No papel de secretário-geral do PS, António Costa abriu as jornadas parlamentares a fingir que as críticas à sua governação se devem apenas a uma antipatia por maiorias absolutas.
AbrilAbril | editorial
Após ter anunciado um pacote de medidas tardias, limitadas e enganadoras (veja-se a alteração às pensões), que não resolvem os problemas com que os portugueses estão confrontados, António Costa foi a Leiria mostrar o que tem de melhor: a oratória.
Numa sobranceria típica de quem governa com maioria absoluta («Quem tem a maioria absoluta somos nós»), o primeiro-ministro recomendou o diálogo, mas advertiu os deputados do PS para que exercessem o seu mandato «sem complexos», que é como quem diz, de mãos livres para aprofundar uma política de desigualdades, procurando passar a ideia de que foi essa a opção dos portugueses a 30 de Janeiro.

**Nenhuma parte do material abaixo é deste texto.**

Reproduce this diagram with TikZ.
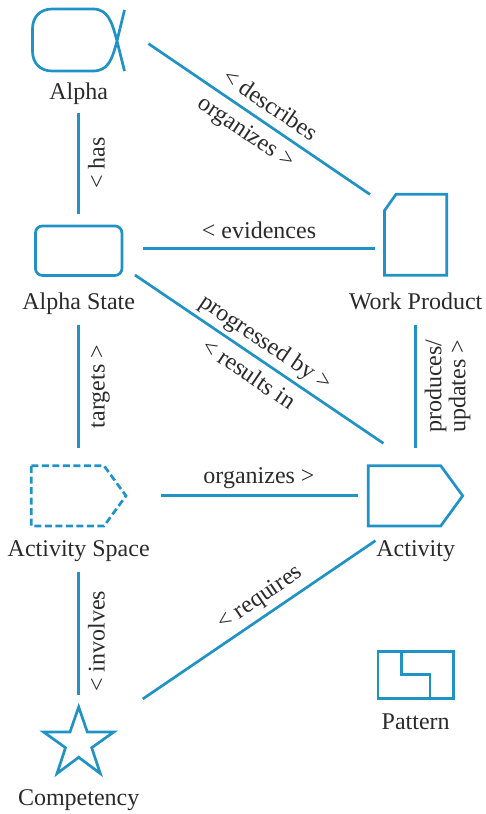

Depois de uma campanha eleitoral a propalar medidas que fizeram a diferença na vida dos trabalhadores, como os novos passes, a gratuitidade dos manuais escolares ou os aumentos extraordinários das pensões, e que não sendo da autoria do Governo do PS, este levou por diante, precisamente porque não tinha maioria absoluta, António Costa tenta iludir agora sobre as políticas em curso recorrendo ao argumento da «estabilidade política».

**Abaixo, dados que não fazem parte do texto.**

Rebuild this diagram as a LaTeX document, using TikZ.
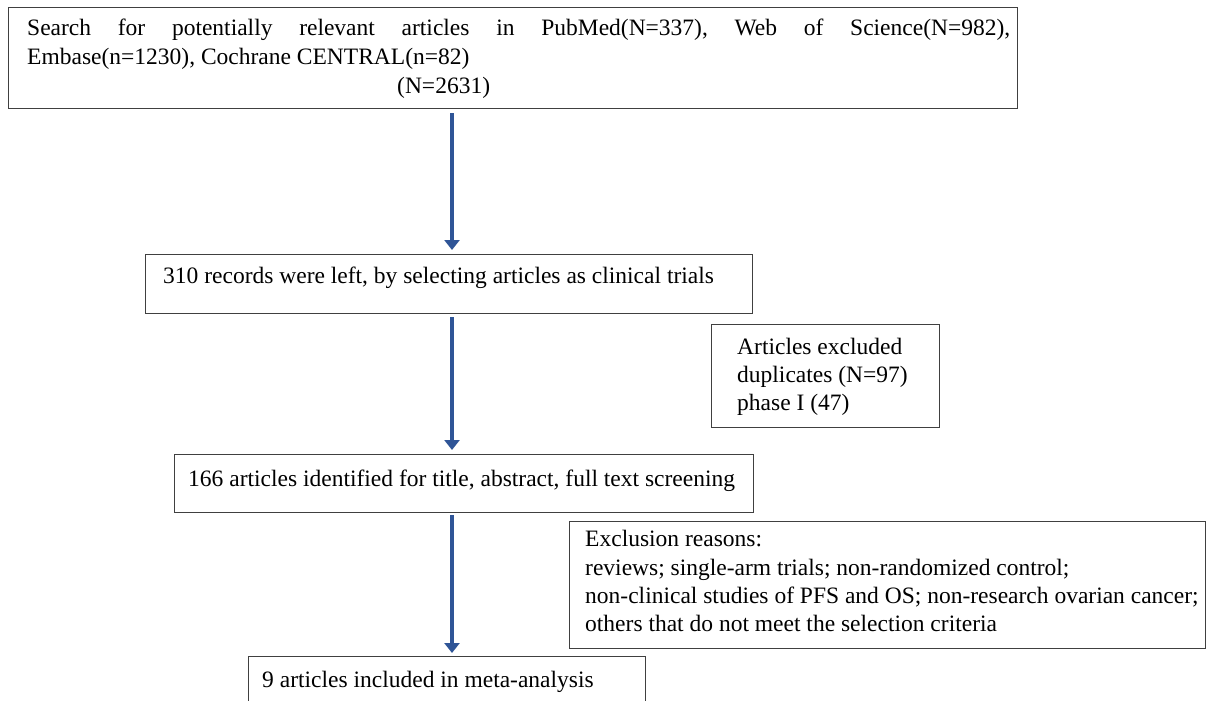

Despudoradamente, o primeiro-ministro vai ainda mais longe ao afirmar que, nas anteriores legislaturas, os deputados do seu partido tiveram a experiência de ser «tolerados» pelas bancadas à sua esquerda e de levar «pancada» das bancadas à sua direita, e que a diferença, agora, «é que se leva pancada de todos os lados».
Curiosa a utilização do termo (pancada), semelhante ao utilizado numa reportagem do Público, no sábado, por famílias que já não sabem que mais voltas dar para contrariar a degradação da qualidade de vida. «Já estamos a levar outra cacetada», destacava a primeira página do diário. A frase é de uma mãe de três filhos, que acumula dois trabalhos para conseguir pagar contas, e que recebeu as medidas do Governo, centradas no mês de Outubro, com uma pergunta: «O resto do ano, como vamos viver?»
Indiferente à realidade dos pobres cada vez mais pobres, e de serem cada mais os que estão em risco de o ser, o primeiro-ministro, que neste pacote introduz «apoios» à infância independentemente do rendimento das famílias, recupera os resultados eleitorais de Janeiro para fazer de conta que tem a aprovação das políticas seguidas, pautadas pela manutenção do subfinanciamento de serviços fundamentais como a saúde ou a educação. Ao mesmo tempo, recusa-se a tomar medidas fundamentais, como o aumento dos salários e das pensões, com o argumento de que assim escalaria a inflação, da mesma forma que foge à ideia de taxar os que concentram a riqueza. Dizia Pessoa que «o poeta é um fingidor». A Costa falta-lhe apenas ser poeta.